Just some background...

Laura is a shy, timid, case-study introvert.  She is 'crippled' and has decided to let that physical handicap cripple her experience in life.  She is the kind of person that would apologize profusely to a brick wall if she ran into it...if she left the house.  Jim is an old classmate of Laura's and her brother, Tom, who was brought over for what was assumed to be an innocent dinner with Tom, now a co-worker, and his mom, Amanda.  Oh, don't let me forget that Laura has harbored some very strong, passionate feelings for Jim ever since their days in high school.  In the scene that the two characters share together, Jim is able to clue into Laura and why she is how she thinks she is.  She has spent her entire life focusing on her disability and what has made her different from her peers.  Then Jim says something that really hit me.  More so than it ever did in the past when I read this play.

JIM:  A little physical defect is what you have.  Hardly noticeable even!  Magnified thousands of times by imagination!  You know what my strong advice to you is?  Think of yourself as superior in some way!...Everybody excels in some one thing.

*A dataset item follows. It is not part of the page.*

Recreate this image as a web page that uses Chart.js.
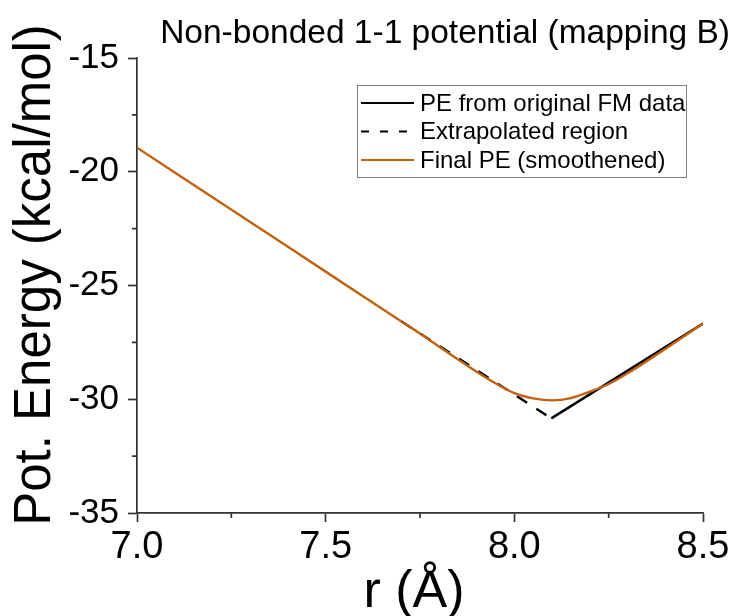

(cue major exhalation of breath)

Damn, that Tennessee is good.  

Often times, when certain lines or moments in plays or movies hit, it takes a minute for me to realize why they did.  But, with this instance, I knew exactly why.  As I have mentioned in previous ramblings, I have adopted a new life philosophy within the past year or so and the main focus of my new philosophy (sorry to my musical theatre mavens reading this and are now being plagued with Kristin Chenoweth's rendition of "My New Philosophy") is to accept what you have because what you have, no one else has.  And what you have is part of your nature, it is what is helping you on your path, or you way.  We all suffer from shortcomings that we think we have that no one else sees or even cares about because of how we blow it up in our heads.  Anything that we perceive to be wrong with us is always WAY blown up in our own heads and, when asked around, no one cares about it.  Most don't even notice it.  Just like Jim with Laura's physical defect, which is portrayed by a slight limp, he never even noticed it, and if he did, he never thought twice about it.  It is us, or Laura in this case, that think twice, three times, or more about where we think we fall short of our peers.  

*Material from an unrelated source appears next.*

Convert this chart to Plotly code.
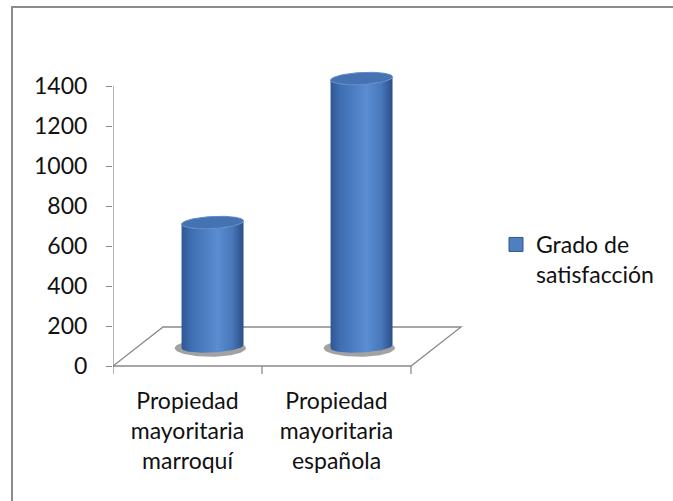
import numpy as np
import plotly.graph_objects as go

categories = ["Propiedad<br>mayoritaria<br>marroquí", "Propiedad<br>mayoritaria<br>española"]
values = [620, 1340]
series_name = "Grado de<br>satisfacción"
y_ticks = [0, 200, 400, 600, 800, 1000, 1200, 1400]

FONT = "Lato"
GRAY = "#8a8a8a"

# 3D-look geometry (in axis units)
DX = 0.336   # depth offset along x
DY = 195     # depth offset along y
R = 0.208    # cylinder x radius
B = 30       # ellipse y radius
TILT = 8

fig = go.Figure()

t_full = np.linspace(0, 2 * np.pi, 80)

for i, v in enumerate(values):
    cx = i + DX / 2
    base = DY / 2
    top = base + v
    # shadow
    fig.add_trace(go.Scatter(
        x=cx - 0.015 + R * 1.15 * np.cos(t_full),
        y=base - 8 + B * 1.45 * np.sin(t_full),
        fill="toself", mode="lines", line=dict(width=0),
        fillcolor="rgba(85,85,85,0.55)", showlegend=False, hoverinfo="skip"))
    # body
    t_bot = np.linspace(np.pi, 2 * np.pi, 40)
    t_top = np.linspace(2 * np.pi, np.pi, 40)
    bx = np.concatenate([cx + R * np.cos(t_bot), cx + R * np.cos(t_top)])
    by = np.concatenate([base + B * np.sin(t_bot) + TILT * np.cos(t_bot),
                         top + B * np.sin(t_top) + TILT * np.cos(t_top)])
    fig.add_trace(go.Scatter(
        x=bx, y=by, fill="toself", mode="lines", line=dict(width=0),
        fillgradient=dict(type="horizontal", colorscale=[
            [0, "#2f5894"], [0.15, "#3e6db1"], [0.58, "#5b8dd2"],
            [0.82, "#4877ba"], [1, "#2b4f86"]]),
        showlegend=False, hoverinfo="skip"))
    # top cap
    fig.add_trace(go.Scatter(
        x=cx + R * np.cos(t_full),
        y=top + B * np.sin(t_full) + TILT * np.cos(t_full),
        fill="toself", mode="lines", line=dict(width=1, color="#5f8bc9"),
        fillcolor="#4572b1", showlegend=False, hoverinfo="skip"))

# legend entry
fig.add_trace(go.Scatter(
    x=[None], y=[None], mode="markers", name=series_name,
    marker=dict(symbol="square", size=14, color="#4f7fc0",
                line=dict(width=1, color="#2e568f"))))

shapes = []
# floor
shapes.append(dict(type="path", xref="x", yref="y", layer="below",
                   path=f"M -0.5,0 L 1.5,0 L {1.5+DX},{DY} L {-0.5+DX},{DY} Z",
                   line=dict(color=GRAY, width=1.3)))
# value axis line
shapes.append(dict(type="line", xref="x", yref="y", x0=-0.5, x1=-0.5,
                   y0=-40, y1=y_ticks[-1], line=dict(color=GRAY, width=1.3)))
# category tick marks
for xv in [0.5, 1.5]:
    shapes.append(dict(type="line", xref="x", yref="y", x0=xv, x1=xv, y0=0, y1=-40,
                       line=dict(color=GRAY, width=1.3)))

# outer border
L, T, W, H = 113, 66, 350, 308
def px2paper_x(px):
    return (px - L) / W
def px2paper_y(py):
    return (T + H - py) / H
shapes.append(dict(type="rect", xref="paper", yref="paper",
                   x0=px2paper_x(12), x1=px2paper_x(700),
                   y0=px2paper_y(520), y1=px2paper_y(7),
                   line=dict(color="#8c8c8c", width=2)))

fig.update_layout(
    width=673, height=501,
    margin=dict(l=L, r=673 - L - W, t=T, b=501 - T - H),
    paper_bgcolor="white", plot_bgcolor="white",
    font=dict(family=FONT, size=23, color="#111111"),
    shapes=shapes,
    showlegend=True,
    legend=dict(x=px2paper_x(496), y=px2paper_y(223), xanchor="left", yanchor="top",
                valign="top", font=dict(family=FONT, size=23, color="#111111"),
                bgcolor="rgba(0,0,0,0)"),
    xaxis=dict(range=[-0.5, -0.5 + W / 149], tickvals=[0, 1], ticktext=categories,
               ticks="", showline=False, showgrid=False, zeroline=False,
               ticklabelstandoff=11, fixedrange=True),
    yaxis=dict(range=[-40, 1500], tickvals=y_ticks, ticktext=[str(v) for v in y_ticks],
               ticks="outside", ticklen=6, tickcolor=GRAY, tickwidth=1.3,
               showline=False, showgrid=False, zeroline=False,
               ticklabelstandoff=14, fixedrange=True),
)

fig.write_html("out.html")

But why waste time on that?  Why think about what others might not like about what they see in us, which they probably won't?  It's so much more fun to think about what is awesome about us.  And what we have that no one else does.  And so what if we have what could be considered a 'defect'?  Just like a scar on your thump affecting its print, that 'defect' is what makes us the individual we are.  No one else has two scars on their right calf like I do.  No one has a scar on his lower back like I do.  No one else's right eyebrow hangs lower than their left like mine does due to a wrestling injury.  No one else has humor as dry as the Sahara or as skewed as the Escherian Stairwell.  And I do that very well.

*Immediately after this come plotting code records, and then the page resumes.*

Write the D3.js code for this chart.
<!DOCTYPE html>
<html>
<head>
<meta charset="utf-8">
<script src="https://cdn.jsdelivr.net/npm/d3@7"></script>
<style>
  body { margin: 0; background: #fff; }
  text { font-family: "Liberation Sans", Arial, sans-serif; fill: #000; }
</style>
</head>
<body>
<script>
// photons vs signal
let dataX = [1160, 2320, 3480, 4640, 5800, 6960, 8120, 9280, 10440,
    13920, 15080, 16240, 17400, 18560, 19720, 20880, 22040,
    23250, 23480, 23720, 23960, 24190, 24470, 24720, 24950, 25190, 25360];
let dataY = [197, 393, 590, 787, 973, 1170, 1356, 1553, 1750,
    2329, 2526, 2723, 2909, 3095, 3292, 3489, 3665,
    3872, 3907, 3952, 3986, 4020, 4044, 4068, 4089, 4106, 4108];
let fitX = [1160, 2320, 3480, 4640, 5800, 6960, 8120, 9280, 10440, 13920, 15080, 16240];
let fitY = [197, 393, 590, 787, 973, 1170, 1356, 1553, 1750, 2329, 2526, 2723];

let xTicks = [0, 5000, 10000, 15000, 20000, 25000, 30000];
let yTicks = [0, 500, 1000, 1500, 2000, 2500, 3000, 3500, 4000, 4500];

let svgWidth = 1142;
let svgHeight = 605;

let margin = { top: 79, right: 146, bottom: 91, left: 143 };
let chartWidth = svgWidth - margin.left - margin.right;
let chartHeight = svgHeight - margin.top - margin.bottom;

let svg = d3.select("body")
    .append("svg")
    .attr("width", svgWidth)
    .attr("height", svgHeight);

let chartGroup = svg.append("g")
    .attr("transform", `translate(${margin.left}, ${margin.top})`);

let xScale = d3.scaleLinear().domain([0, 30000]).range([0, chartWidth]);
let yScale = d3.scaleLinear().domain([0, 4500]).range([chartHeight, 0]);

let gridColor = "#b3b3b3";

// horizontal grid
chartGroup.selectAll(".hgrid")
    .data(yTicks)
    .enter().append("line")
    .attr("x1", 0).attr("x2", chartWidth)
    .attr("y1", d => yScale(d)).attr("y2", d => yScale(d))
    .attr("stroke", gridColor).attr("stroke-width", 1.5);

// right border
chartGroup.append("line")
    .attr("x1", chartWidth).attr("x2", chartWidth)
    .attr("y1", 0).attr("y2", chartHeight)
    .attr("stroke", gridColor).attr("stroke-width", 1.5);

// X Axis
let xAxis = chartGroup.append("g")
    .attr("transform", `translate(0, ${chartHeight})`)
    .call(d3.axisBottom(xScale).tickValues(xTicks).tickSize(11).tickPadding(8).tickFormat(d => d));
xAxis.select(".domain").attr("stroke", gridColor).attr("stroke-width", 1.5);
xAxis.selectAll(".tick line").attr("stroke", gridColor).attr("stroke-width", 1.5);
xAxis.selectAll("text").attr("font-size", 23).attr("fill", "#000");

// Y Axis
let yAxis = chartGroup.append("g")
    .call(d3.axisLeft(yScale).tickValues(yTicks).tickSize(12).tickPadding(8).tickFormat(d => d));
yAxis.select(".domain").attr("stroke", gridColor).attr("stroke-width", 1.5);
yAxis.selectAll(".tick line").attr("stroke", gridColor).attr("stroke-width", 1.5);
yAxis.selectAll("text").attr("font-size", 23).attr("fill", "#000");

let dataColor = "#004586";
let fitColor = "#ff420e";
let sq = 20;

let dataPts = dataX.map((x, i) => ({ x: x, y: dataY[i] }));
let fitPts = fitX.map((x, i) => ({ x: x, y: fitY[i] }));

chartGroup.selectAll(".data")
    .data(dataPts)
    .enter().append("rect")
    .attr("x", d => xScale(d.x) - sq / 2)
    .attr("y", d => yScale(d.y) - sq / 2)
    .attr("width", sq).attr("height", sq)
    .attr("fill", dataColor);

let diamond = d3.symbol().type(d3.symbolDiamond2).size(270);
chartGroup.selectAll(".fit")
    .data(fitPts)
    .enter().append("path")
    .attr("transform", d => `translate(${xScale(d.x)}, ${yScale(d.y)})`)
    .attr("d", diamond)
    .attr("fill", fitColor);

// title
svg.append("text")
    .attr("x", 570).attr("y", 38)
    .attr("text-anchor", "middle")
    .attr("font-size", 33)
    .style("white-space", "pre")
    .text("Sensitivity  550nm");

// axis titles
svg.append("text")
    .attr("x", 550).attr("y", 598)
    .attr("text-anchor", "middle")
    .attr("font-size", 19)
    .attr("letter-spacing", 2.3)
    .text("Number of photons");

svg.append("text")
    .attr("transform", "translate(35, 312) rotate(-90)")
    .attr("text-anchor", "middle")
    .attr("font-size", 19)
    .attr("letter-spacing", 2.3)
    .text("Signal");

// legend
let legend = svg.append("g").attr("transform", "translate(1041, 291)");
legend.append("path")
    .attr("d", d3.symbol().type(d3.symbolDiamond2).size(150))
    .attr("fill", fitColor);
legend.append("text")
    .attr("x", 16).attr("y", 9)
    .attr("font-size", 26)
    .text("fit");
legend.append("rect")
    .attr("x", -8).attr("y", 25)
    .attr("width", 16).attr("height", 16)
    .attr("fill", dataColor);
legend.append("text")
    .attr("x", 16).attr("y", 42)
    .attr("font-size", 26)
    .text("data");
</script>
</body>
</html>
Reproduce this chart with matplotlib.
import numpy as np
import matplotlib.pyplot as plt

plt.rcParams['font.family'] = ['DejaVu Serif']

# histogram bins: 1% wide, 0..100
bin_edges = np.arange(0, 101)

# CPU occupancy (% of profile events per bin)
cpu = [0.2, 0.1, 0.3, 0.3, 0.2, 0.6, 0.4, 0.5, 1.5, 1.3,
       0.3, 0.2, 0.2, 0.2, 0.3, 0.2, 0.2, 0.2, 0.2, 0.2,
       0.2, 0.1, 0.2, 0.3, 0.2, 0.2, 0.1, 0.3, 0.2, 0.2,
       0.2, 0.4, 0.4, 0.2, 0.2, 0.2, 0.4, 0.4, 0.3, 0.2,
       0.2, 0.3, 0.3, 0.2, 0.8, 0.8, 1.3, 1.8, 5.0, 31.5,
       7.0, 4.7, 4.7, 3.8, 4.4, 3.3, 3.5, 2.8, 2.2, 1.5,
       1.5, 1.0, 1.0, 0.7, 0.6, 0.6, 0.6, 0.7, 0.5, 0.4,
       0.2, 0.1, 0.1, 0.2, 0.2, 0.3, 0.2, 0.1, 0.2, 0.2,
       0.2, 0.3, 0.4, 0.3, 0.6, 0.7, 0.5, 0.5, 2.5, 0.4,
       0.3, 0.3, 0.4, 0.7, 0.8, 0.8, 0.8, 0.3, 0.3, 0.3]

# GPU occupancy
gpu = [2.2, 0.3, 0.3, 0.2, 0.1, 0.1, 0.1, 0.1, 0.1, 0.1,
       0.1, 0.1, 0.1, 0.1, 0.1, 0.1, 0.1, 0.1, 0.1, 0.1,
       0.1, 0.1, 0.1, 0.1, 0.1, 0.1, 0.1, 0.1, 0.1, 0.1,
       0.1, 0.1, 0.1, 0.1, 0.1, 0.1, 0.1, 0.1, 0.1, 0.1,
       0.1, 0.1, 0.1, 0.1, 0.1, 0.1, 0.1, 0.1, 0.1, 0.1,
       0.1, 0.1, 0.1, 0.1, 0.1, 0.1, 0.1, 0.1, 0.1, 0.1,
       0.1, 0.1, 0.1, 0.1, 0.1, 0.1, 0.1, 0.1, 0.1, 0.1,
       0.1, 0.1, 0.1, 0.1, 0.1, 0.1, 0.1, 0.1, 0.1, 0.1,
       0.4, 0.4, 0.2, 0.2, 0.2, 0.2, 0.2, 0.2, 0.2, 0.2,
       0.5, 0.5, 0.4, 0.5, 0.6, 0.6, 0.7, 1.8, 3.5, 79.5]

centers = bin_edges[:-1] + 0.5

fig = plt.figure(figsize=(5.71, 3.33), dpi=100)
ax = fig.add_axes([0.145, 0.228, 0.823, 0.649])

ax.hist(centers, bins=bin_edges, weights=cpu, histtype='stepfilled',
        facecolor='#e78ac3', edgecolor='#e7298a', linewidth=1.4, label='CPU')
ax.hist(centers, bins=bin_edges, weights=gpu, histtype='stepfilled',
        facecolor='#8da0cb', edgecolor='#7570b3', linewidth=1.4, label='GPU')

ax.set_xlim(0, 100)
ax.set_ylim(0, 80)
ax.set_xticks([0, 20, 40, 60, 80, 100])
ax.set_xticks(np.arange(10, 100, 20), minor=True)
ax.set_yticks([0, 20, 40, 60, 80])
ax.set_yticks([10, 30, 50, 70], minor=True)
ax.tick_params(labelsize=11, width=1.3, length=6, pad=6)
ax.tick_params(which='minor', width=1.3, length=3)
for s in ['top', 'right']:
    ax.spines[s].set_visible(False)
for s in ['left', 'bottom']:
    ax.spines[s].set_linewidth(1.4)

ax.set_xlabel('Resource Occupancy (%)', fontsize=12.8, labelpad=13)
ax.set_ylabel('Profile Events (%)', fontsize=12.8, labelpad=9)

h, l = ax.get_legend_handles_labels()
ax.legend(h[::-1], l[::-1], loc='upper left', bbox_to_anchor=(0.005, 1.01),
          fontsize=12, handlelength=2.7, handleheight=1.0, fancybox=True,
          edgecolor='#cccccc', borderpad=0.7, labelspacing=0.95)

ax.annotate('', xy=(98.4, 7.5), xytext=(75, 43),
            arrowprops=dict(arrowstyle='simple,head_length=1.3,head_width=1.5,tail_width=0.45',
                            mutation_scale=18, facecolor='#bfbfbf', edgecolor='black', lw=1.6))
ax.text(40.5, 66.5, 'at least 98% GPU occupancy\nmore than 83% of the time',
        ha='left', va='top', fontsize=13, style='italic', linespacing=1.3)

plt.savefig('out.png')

Which leads to part two...

Own what you have and what you can do.  No one is totally useless and incapable.  Everyone can do something better than anyone else.  Find it.  Embrace it.  Fall in love with it and let other people fall in love with you.  

In the past year, since adopting my new philosophy (sorry again) I have done something that I can honestly say is a first for me: I have started to really love the person that I am and what I bring to this world.  And let me tell you, it is awesome.  There's really no need to expound upon that.  It is pretty self-explanatory.  I have learned to love and I am loving it.  I am not perfect.  I don't do things perfectly.  And I never will be or do perfect.  But I can perfectly love what I do and I can make sure that what I do, I do it like no one else does or can.  I'm not the best singer, but no one sings like Dave Stishan.  I'm not the best dancer.  But no one clod-hops like Dave Stishan.

And no one (FILL IN INDIVIDUAL SKILL OR ACTIVITY) like (INSERT YOUR NAME).

So remember what Jim said through Tennessee.  In so many words: 
- Be proud of what your nature has given you.  
- Nothing is ever as bad on our outside as we think it is on our inside.
- Be superior and know that it is ok to be able to do something well.